In hurricane-prone regions of the country, like Florida and many oceanside counties on the Atlantic coast, special hurricane deductibles may be “triggered” and applied to named storm or hurricane damage claims.
The criteria for what can trigger a named storm or hurricane deductible generally varies from state to state, but insurance companies typically need to wait until a storm or hurricane has been officially declared or named by the National Weather Service.
Wind and hail deductibles function very similarly to hurricane deductibles in that they’re paid mostly in percentages rather than fixed dollar amounts.
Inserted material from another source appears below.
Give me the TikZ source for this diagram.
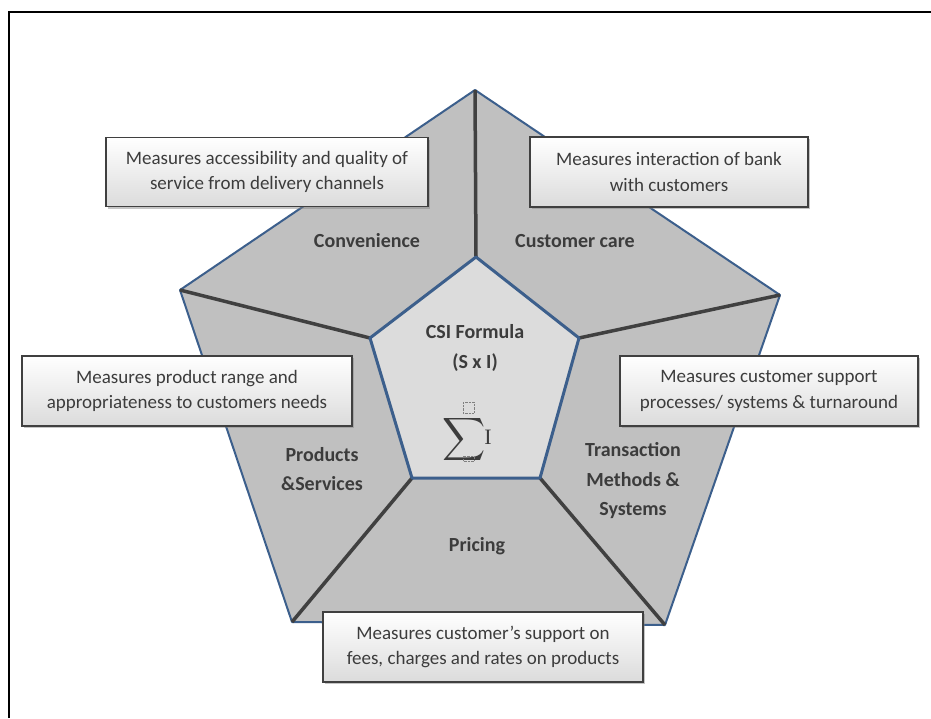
\documentclass[tikz,border=0pt]{standalone}
\usepackage{fontspec}
\setmainfont{Carlito}
\newfontfamily\formulafont{Liberation Serif}
\usetikzlibrary{%
  shadows
}

\definecolor{edgeblue}{RGB}{60,95,140}
\definecolor{outerfill}{RGB}{192,192,192}
\definecolor{innerfill}{RGB}{220,220,220}
\definecolor{divgray}{RGB}{64,64,64}
\definecolor{txtgray}{RGB}{60,60,60}

\begin{document}
\begin{tikzpicture}[x=1pt,y=-1pt,
  infobox/.style={draw=divgray,line width=1.2pt,top color=white,bottom color=gray!28,
    drop shadow={opacity=0.45,shadow xshift=2pt,shadow yshift=-2pt},
    text=txtgray,font=\fontsize{19}{25.5}\selectfont,align=center,inner sep=0pt},
  seglabel/.style={text=txtgray,font=\fontsize{20}{29.5}\selectfont\bfseries,align=center},
  divider/.style={draw=divgray,line width=3.5pt}]

  \useasboundingbox (0,0) rectangle (931,718);
  \fill[white] (0,0) rectangle (931,718);

  % frame
  \draw[line width=2pt] (9,718) -- (9,12) -- (931,12);

  % outer and inner corners
  \coordinate (o1) at (475,90);
  \coordinate (o2) at (780,295);
  \coordinate (o3) at (665,625);
  \coordinate (o4) at (292,622);
  \coordinate (o5) at (180,290);
  \coordinate (i1) at (476,257);
  \coordinate (i2) at (579,338);
  \coordinate (i3) at (540,478);
  \coordinate (i4) at (412,478);
  \coordinate (i5) at (370,338);

  \draw[fill=outerfill,draw=edgeblue,line width=2pt,line join=round]
    (o1) -- (o2) -- (o3) -- (o4) -- (o5) -- cycle;
  \draw[divider] (o1) -- (i1);
  \draw[divider] (o2) -- (i2);
  \draw[divider] (o3) -- (i3);
  \draw[divider] (o4) -- (i4);
  \draw[divider] (o5) -- (i5);
  \draw[fill=innerfill,draw=edgeblue,line width=3pt,line join=round]
    (i1) -- (i2) -- (i3) -- (i4) -- (i5) -- cycle;

  % segment names
  \node[seglabel] (conv) at (367,241) {Convenience};
  \node[seglabel] (care) at (575,241) {Customer care};
  \node[seglabel] (prod) at (322,469) {Products\\\&Services};
  \node[seglabel] (trans) at (633,481) {Transaction\\Methods \&\\Systems};
  \node[seglabel] (price) at (477,546) {Pricing};

  % centre
  \node[seglabel] (csi) at (475,332) {CSI Formula};
  \node[seglabel] (sxi) at (475,363) {(S x I)};
  \node[text=txtgray,inner sep=0pt,scale=3] (sigma) at (464,439) {$\displaystyle\sum$};
  \node[text=txtgray,inner sep=0pt,font=\fontsize{22}{24}\formulafont] (ivar) at (488,437) {I};
  \draw[densely dotted,gray] (463,402) rectangle (474,413);
  \draw[densely dotted,gray] (463,456) rectangle (474,461);

  % descriptions
  \node[infobox,minimum width=322pt,minimum height=69pt] (b1) at (267,172)
    {Measures accessibility and quality of\\service from delivery channels};
  \node[infobox,minimum width=278pt,minimum height=70pt] (b2) at (669,172)
    {Measures interaction of bank\\with customers};
  \node[infobox,minimum width=330pt,minimum height=70pt] (b3) at (187,391)
    {Measures product range and\\appropriateness to customers needs};
  \node[infobox,minimum width=298pt,minimum height=70pt] (b4) at (769,391)
    {Measures customer support\\processes/ systems \& turnaround};
  \node[infobox,minimum width=320pt,minimum height=70pt] (b5) at (483,647)
    {Measures customer’s support on\\fees, charges and rates on products};
\end{tikzpicture}
\end{document}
These types of deductibles are the standard in Tornado Alley (Kansas, Oklahoma, Texas, and Nebraska) and certain Midwestern states like Ohio and Illinois.
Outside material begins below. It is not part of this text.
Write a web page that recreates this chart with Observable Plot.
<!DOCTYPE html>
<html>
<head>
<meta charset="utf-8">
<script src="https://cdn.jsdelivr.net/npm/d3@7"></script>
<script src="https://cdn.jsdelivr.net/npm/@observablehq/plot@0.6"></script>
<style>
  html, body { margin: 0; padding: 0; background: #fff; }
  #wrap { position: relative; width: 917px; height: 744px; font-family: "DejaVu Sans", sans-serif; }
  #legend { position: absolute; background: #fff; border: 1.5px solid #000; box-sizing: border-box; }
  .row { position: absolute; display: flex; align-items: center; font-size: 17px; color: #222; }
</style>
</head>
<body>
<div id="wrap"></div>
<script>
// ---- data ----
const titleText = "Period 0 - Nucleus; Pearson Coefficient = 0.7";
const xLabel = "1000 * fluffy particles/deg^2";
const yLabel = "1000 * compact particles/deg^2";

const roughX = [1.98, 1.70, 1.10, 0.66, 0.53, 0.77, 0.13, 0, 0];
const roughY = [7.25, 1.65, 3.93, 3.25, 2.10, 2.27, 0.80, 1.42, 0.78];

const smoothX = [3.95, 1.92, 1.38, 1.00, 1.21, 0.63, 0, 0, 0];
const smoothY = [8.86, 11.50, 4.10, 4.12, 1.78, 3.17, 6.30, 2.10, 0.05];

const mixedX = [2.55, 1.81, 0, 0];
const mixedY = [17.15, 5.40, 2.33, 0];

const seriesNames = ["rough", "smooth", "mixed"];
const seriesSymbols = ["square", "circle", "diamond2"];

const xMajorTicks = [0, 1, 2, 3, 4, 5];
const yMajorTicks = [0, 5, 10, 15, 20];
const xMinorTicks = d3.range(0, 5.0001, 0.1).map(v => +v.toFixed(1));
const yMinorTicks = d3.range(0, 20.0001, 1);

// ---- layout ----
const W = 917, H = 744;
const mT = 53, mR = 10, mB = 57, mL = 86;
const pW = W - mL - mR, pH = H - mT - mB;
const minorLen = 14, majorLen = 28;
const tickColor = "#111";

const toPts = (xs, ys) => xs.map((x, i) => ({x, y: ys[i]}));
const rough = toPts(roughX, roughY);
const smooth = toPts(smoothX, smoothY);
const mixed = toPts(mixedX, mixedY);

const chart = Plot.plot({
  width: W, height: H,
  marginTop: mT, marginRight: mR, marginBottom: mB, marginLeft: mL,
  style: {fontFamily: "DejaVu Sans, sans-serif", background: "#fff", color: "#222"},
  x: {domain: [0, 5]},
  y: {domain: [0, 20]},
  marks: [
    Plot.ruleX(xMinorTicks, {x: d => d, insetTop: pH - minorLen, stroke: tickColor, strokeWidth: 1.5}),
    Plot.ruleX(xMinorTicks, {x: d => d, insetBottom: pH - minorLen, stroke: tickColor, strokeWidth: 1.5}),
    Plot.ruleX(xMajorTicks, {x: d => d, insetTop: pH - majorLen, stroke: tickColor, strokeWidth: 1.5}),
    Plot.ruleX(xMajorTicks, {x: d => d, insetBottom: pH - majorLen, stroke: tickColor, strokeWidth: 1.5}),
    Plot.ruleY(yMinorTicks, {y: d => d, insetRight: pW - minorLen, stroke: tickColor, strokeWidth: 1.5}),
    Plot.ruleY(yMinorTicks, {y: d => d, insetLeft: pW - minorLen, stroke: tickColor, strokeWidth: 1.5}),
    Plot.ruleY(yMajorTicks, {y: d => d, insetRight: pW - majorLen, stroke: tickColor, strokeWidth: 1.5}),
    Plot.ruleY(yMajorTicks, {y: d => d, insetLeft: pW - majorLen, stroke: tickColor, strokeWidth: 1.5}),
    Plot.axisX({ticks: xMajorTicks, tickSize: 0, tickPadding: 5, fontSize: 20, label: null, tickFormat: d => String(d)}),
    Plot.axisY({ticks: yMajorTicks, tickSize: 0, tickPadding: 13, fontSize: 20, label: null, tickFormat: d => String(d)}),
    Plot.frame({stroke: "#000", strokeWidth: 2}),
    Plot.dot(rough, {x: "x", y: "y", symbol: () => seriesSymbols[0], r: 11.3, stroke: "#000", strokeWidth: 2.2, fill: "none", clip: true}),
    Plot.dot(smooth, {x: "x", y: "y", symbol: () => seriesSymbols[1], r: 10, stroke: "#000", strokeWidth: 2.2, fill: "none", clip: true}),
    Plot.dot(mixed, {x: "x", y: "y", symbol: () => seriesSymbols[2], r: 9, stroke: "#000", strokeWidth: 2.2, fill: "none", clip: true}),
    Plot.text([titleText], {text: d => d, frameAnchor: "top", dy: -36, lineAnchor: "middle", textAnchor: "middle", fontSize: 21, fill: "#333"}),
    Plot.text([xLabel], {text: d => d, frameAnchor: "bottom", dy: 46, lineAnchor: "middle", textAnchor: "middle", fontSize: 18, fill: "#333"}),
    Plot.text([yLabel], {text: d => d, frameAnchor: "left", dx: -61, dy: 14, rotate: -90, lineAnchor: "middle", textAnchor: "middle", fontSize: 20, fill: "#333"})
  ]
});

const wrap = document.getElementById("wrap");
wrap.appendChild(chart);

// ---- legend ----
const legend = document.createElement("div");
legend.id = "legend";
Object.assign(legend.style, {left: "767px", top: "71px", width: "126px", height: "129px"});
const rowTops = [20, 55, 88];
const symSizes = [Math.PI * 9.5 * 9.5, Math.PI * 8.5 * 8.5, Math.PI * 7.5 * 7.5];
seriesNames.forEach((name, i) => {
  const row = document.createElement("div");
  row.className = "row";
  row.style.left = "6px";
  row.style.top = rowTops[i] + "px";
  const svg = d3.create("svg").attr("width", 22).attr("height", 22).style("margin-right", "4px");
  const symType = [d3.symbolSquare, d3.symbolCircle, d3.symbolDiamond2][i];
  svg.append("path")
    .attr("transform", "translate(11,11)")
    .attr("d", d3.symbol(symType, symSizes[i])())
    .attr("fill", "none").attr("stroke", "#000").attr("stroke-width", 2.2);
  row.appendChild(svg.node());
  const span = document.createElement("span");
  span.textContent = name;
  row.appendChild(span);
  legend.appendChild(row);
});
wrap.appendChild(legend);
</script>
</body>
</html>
When choosing your homeowners insurance deductible, you’ll have to weigh lower home insurance rates in the short term versus higher out-of-pocket costs in the long term, should a disaster strike. If you raise your deductible, you’ll likely cut insurance costs and therefore have less to pay upfront, but you’ll be left having to pay more on claims if your home is ever badly damaged or burglarized.
According to William Davis of the Insurance Information Institute, limiting your out of pocket expenses is virtually the sole reason for choosing a lower deductible policy. Otherwise, it’s up to the policyholder and their circumstances.
"There really aren't any other benefits other than having to pay less out of pocket in the event of a loss," Davis says. "But policyholders should discuss their individual situation and insurance needs with their company representative or agent to ensure they understand their coverages, the deductibles that are available and how those things will affect them in the event of a loss."
Davis also noted that deductibles can be a very important issue in some areas, particularly in hurricane-prone places.
"Policyholders need to determine how their state's hurricane deductibles — which are a percentage of the home's value instead of a set dollar amount (they vary by state) — will impact their ability to handle the total amount they would have to pay out of their own pocket in the event of a loss."
There isn’t a standard home insurance policy deductible, but most home and renters insurers offer a minimum deductible of $500 and $1,000, according to the Insurance Information Institute.  Most major insurers offer deductibles as high as $2,500 and $5,000, with a few who offer even higher deductible plans or optional percentage deductibles as a mechanism for lowering your rates.
Raising your deductible can have a significant impact on your homeowners insurance premiums. In general, a higher deductible means cheaper rates, while a lower deductible means higher rates.
As long as you’re comfortably able to pay it in the event of a claim and don’t mind paying out of pocket for smaller losses (say, a broken pipe or stolen laptop), $2,500 is a fine deductible to choose. If you don’t have much in the way of savings or live in an area at risk of property damage or theft, you may want to consider a lower deductible.
Unlike your property coverages, you typically don’t pay a deductible on liability claims.